Later amendments by Congress took advantage of the expedited deportation process by adding crimes to the definition. See Immigration Act of 1990, Pub.L. No. 101-649, 104 Stat. 4978, 5048 (adding money laundering, crimes of violence with sentence of at least five years and foreign convictions with a term of imprisonment completed within the previous fifteen years); Immigration and Nationality Technical Corrections Act of 1994, Pub.L. No. 103-416, 108 Stat. 4305, 4320-22 (adding firearms offenses, monetary transactions from illegally derived funds, theft or burglary with a sentence of at least five years, alien smuggling for commercial gain, and trafficking in false documents). Congress again extended the "aggravated felony" definition with IIRIRA in 1996 to include the sexual abuse of a minor. Pub.L. No. 104-208, 110 Stat. 3009-546.
[13] See also Seale v. I.N.S., 323 F.3d 150, 159 (1st Cir.2003) ("We explicitly rejected [petitioner's] argument that a practical distinction could be drawn between IIRIRA's definitional section, which contains a retroactive provision, and IIRIRA's operational section mandating removal."); Gousse v. Ashcroft, 339 F.3d 91, 99 (2d Cir.2003) ("All that is required for removal is that an earlier conviction be encompassed by the definition of `aggravated felony' at the time removal proceedings are initiated."); Flores-Leon v.

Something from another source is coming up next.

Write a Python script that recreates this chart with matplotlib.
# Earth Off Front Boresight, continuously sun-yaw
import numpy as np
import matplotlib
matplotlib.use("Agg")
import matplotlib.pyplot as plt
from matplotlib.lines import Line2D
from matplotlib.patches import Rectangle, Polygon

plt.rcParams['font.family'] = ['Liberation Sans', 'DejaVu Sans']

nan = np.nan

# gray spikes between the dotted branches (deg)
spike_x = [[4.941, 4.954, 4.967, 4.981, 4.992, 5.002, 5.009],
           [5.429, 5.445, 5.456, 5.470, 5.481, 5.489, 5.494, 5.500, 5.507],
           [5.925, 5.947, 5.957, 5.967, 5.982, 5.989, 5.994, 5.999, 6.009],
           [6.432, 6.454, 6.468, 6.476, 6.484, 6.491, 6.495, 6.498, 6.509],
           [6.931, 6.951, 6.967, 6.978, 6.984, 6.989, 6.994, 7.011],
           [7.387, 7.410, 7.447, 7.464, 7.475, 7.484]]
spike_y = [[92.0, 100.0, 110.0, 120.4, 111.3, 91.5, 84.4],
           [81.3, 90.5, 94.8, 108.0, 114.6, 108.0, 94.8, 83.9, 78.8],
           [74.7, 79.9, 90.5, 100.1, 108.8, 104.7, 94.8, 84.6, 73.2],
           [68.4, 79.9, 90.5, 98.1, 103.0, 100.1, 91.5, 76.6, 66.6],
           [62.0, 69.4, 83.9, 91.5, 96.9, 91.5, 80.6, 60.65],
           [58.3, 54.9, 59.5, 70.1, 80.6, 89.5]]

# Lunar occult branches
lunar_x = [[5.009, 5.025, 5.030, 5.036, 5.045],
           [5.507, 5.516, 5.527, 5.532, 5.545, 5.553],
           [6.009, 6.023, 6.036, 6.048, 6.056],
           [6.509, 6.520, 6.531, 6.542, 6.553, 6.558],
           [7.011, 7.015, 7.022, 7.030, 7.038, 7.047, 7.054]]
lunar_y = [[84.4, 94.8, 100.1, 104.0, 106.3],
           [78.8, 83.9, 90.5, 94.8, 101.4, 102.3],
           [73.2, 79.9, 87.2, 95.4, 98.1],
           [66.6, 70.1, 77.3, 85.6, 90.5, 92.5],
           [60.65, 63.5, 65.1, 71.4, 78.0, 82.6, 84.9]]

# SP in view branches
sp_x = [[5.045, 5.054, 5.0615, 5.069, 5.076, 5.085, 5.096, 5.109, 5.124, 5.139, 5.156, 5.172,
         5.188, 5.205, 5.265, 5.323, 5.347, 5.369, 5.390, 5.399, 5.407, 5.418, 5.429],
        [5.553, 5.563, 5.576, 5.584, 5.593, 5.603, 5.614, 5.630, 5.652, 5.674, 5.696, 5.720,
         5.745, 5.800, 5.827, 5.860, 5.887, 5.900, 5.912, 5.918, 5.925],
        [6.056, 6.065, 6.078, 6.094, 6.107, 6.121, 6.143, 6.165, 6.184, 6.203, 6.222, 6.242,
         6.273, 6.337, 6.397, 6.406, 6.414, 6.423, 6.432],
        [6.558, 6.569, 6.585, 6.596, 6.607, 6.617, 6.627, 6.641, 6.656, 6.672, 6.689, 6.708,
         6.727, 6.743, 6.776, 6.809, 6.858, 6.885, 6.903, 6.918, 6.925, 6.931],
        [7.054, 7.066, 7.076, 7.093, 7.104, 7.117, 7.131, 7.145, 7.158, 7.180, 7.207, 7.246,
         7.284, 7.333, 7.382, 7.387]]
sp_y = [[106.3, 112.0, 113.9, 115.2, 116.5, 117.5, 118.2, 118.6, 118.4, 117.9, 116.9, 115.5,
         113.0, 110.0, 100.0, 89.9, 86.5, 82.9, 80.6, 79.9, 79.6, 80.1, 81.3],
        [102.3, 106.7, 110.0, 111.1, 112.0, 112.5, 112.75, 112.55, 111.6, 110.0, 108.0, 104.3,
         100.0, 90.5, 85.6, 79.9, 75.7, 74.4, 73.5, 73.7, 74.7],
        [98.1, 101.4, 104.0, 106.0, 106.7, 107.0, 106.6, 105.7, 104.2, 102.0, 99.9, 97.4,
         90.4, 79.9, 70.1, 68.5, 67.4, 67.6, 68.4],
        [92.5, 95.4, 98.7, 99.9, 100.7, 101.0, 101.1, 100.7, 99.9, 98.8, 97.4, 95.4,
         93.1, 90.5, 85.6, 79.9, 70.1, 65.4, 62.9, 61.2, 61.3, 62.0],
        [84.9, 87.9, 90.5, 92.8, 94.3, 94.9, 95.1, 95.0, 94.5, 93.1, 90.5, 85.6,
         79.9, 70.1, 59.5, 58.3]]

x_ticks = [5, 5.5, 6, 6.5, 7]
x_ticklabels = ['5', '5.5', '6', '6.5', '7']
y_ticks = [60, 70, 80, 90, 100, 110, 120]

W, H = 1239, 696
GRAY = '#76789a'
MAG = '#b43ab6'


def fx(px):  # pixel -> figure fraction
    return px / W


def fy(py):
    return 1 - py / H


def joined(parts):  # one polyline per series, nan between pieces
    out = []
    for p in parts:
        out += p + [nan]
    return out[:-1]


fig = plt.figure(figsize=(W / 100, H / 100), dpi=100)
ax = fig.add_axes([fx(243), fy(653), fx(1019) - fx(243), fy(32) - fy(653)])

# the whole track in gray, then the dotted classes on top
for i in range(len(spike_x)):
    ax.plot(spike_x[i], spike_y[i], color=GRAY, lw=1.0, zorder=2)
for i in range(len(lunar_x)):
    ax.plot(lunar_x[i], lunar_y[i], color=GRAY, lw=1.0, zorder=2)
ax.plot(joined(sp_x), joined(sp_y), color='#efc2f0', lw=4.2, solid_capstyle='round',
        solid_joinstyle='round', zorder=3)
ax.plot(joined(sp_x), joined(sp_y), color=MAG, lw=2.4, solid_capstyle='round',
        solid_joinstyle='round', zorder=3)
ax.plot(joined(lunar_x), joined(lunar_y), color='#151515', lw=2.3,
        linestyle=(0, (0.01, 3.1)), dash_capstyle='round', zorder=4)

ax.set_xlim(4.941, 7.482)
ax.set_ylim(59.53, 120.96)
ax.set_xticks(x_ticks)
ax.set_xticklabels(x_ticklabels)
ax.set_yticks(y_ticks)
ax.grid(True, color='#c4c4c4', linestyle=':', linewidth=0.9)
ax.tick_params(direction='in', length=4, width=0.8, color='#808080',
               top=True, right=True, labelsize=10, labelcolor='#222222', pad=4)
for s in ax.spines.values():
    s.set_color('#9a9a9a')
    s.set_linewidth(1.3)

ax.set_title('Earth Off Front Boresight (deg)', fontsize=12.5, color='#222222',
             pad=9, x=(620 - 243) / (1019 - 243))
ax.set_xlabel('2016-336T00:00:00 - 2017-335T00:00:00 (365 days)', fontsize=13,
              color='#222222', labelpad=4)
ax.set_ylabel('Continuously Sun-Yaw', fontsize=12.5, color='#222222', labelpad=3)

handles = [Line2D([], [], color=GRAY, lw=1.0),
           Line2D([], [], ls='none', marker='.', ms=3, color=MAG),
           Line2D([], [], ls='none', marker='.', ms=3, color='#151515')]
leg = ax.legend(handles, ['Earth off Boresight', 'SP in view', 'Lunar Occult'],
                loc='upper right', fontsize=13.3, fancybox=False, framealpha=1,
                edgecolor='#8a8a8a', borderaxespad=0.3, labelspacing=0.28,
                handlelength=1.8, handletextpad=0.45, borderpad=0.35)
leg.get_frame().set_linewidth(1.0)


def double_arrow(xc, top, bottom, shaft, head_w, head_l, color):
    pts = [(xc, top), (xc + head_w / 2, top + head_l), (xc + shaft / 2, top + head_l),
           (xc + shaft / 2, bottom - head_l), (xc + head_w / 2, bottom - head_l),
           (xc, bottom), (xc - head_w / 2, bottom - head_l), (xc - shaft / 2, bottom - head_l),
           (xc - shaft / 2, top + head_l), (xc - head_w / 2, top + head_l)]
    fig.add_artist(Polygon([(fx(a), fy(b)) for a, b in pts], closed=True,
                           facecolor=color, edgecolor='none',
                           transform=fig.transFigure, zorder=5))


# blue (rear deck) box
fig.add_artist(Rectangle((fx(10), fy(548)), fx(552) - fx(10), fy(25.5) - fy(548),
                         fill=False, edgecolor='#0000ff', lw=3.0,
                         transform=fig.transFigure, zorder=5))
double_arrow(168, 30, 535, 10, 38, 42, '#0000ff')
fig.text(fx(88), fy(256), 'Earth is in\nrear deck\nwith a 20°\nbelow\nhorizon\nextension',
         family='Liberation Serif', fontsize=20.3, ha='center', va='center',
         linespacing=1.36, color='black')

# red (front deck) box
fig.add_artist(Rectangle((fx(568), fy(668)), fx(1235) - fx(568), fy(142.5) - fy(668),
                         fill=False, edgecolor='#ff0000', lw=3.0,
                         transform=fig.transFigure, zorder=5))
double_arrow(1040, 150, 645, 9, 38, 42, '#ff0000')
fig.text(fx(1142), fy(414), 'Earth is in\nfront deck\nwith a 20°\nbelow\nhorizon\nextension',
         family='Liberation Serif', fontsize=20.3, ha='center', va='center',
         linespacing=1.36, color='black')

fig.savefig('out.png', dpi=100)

I.N.S., 272 F.3d 433, 439 (7th Cir.2001) ("We join the First and the Ninth Circuits in concluding that Congress has clearly manifested an intent to apply the amended definition of `aggravated felony' retroactively.") (citing in part to Aragon-Ayon, supra).
[14] Petitioner Ledezma-Galicia applied for and was denied a waiver of deportablility by the Immigration Judge and the BIA.